Hill: Lewis was ‘caged bird’ and ‘performing seal’ at McLaren

Former Formula One driver and British world champion Damon Hill has weighed in on Lewis Hamilton’s move to Mercedes for 2013. The elder statesman says hamilton had to move as he was like a caged bird at McLaren. Hill told the Daily Mail:

‘I could never get my head around the logic that the team takes the driver’s trophy,’ said Hill, who won 22 Formula One races.

‘It’s the principle, not the trophy, that is at stake. After you have won a championship, and jumped through a lot of hoops, there is a point when you think: “This is my life”. You can have a bellyful of becoming a performing seal. You don’t want to be on probation for your whole career.

‘Of course, you still have to fight inside the car; but there is a time when, surely, you have proved you can motivate yourself. These are things Lewis has tried to balance.

‘This is quite a shift in the power balance in Formula One. It shows a driver is a more important ingredient in the sport than the teams like to think.

‘Formula One would do well to remember the public relates to a driver’s career path more than any team with the exception of Ferrari. The rest are just operations. To the public, the sport is about the drivers.

‘There is a huge disconnect between the philosophy of a team and a driver. Drivers just want to race, they don’t see Formula One as a marketing exercise or product development. To a team, a driver is a hired hand. But drivers have a right to a career path. They don’t belong to a team.’

In essence, Lewis was a performing seal at a circus under those conditions and had no leverage for personal gain through the medium in which he made his profession. No personal sponsorship, no winners trophies, no personal sponsor appearances and effectively no way to capitalize on his personal brand and wealth potential.

We’ve discussed this before but this is, indeed, where XIX Entertainment come in. this is the reason you hire a group to maximize your earnings potential and McLaren were not too keen on giving up these particular areas of revenue generation. That’s probably more common amongst the top teams that we even know if we had the opportunity to look at one of the contracts.

There is another side to this equation…namely the team. McLaren said that no man or name is bigger than McLaren and they have every right to feel that way. They have a tidy and massively impressive track record in Formula One. Many fans scoff when we mention that a driver drives for Ferrari and it will never be any different. In fact, McLaren fans have slated the Italian juggernaut for this archaic and egoistic view where team orders are born and the team means everything. I’ve read with novel amusement the comments of McLaren fans when they lambaste Ferrari for this team-over-all attitude and chuckled because McLaren is no different. In fact, I’d say they may be a tad more staunch on this point than Ferrari these days.
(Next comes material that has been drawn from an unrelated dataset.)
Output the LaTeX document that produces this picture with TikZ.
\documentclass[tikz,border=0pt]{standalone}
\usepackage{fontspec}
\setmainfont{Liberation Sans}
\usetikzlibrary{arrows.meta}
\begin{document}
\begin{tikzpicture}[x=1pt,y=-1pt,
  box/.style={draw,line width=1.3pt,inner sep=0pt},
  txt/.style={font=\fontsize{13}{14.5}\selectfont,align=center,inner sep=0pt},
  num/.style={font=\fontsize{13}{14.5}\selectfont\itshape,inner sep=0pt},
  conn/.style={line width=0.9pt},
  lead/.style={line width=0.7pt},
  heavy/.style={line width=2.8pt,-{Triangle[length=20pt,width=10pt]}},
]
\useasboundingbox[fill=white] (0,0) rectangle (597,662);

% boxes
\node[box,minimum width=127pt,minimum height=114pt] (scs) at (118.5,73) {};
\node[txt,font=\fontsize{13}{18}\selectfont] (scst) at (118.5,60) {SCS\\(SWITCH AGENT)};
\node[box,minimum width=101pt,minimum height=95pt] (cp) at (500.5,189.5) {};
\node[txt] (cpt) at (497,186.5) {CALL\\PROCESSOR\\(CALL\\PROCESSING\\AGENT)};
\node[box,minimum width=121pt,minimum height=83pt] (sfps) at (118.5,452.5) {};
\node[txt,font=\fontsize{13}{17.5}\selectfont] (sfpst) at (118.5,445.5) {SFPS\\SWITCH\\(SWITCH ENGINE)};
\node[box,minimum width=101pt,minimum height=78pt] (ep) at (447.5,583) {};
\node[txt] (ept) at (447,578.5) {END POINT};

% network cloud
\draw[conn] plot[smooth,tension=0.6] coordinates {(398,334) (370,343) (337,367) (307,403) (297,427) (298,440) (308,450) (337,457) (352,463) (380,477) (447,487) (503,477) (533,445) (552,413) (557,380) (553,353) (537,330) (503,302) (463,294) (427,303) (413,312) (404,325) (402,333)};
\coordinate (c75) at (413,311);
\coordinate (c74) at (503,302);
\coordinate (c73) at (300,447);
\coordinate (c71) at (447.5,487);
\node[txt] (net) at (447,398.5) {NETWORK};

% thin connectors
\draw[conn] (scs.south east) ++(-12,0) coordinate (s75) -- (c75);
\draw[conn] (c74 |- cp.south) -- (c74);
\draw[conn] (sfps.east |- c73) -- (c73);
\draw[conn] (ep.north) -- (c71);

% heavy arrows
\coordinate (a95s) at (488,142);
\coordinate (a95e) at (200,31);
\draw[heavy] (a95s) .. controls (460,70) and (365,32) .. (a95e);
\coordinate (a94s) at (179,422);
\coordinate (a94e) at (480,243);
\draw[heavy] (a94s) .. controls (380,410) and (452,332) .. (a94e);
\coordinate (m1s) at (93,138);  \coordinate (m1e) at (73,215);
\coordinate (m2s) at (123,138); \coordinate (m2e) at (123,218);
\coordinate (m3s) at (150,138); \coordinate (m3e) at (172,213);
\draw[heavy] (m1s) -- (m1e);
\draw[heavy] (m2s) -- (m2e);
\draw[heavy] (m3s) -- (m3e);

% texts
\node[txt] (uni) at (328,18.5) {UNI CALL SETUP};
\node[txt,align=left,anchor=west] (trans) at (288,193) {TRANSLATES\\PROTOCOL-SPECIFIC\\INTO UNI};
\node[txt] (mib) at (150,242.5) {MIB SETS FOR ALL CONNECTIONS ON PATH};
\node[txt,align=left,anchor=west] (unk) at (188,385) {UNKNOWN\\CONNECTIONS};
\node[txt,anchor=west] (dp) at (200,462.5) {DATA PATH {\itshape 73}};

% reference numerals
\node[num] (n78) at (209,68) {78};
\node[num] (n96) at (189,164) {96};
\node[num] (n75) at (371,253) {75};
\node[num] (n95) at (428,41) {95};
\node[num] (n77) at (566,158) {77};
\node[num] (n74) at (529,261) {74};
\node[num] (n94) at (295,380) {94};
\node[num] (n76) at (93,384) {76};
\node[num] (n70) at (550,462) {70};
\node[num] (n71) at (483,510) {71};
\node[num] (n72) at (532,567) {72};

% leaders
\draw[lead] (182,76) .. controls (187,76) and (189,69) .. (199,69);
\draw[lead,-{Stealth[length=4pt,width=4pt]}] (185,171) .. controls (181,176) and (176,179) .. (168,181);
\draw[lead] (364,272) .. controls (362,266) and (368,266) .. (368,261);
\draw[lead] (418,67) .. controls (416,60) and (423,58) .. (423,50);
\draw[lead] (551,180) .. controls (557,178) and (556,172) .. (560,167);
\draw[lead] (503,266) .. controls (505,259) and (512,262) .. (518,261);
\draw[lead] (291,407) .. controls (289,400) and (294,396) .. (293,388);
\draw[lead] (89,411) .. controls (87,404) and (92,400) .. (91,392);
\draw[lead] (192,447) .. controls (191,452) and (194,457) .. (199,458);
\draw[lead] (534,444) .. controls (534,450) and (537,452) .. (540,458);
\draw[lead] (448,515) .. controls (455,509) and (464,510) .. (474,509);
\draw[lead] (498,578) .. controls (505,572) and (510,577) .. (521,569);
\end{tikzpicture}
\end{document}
McLaren CEO ron Dennis has amassed a fortune through micromanaging every aspect of his empire and what an empire it is. That attitude is set from the top down. Leaders who micromanage are not developing the best management program if they subscribe to Bernie Ecclestone’s sentiment that delegation is the art of accepting second best. then again, it’s his team and he can run it the way he wants. The team has to capitalize on every possible revenue source they can and a driver’s personal sponsorships is simply revenue the team should be making…or so goes the thinking.

It’s a bit like a Spiff item in sales. The manufacturer pays an additional 10% to the sales person that sells their particular model and that incentivizes the sales people to move their product. The problem is, the company for which they work pays them to sell the right product and develop those opportunities so the spiff should go to the company that employs the sales person and enables them to make the sale in the first place…or so goes the thinking. Lewis wouldn’t have the chance to be sponsored by something cool like Beats headphones, Samsung Galaxy II or Pepsi if it weren’t for McLaren giving his the opportunity to be the star he has become…or so goes the thinking.

What do you think? Was Lewis a performing seal or caged bird? Should McLaren lighten up on their big brother stance on company overview and allow drivers to be drivers with multiple revenue options? Schumacher and even JV had personal endorsement opportunities…shouldn’t Lewis?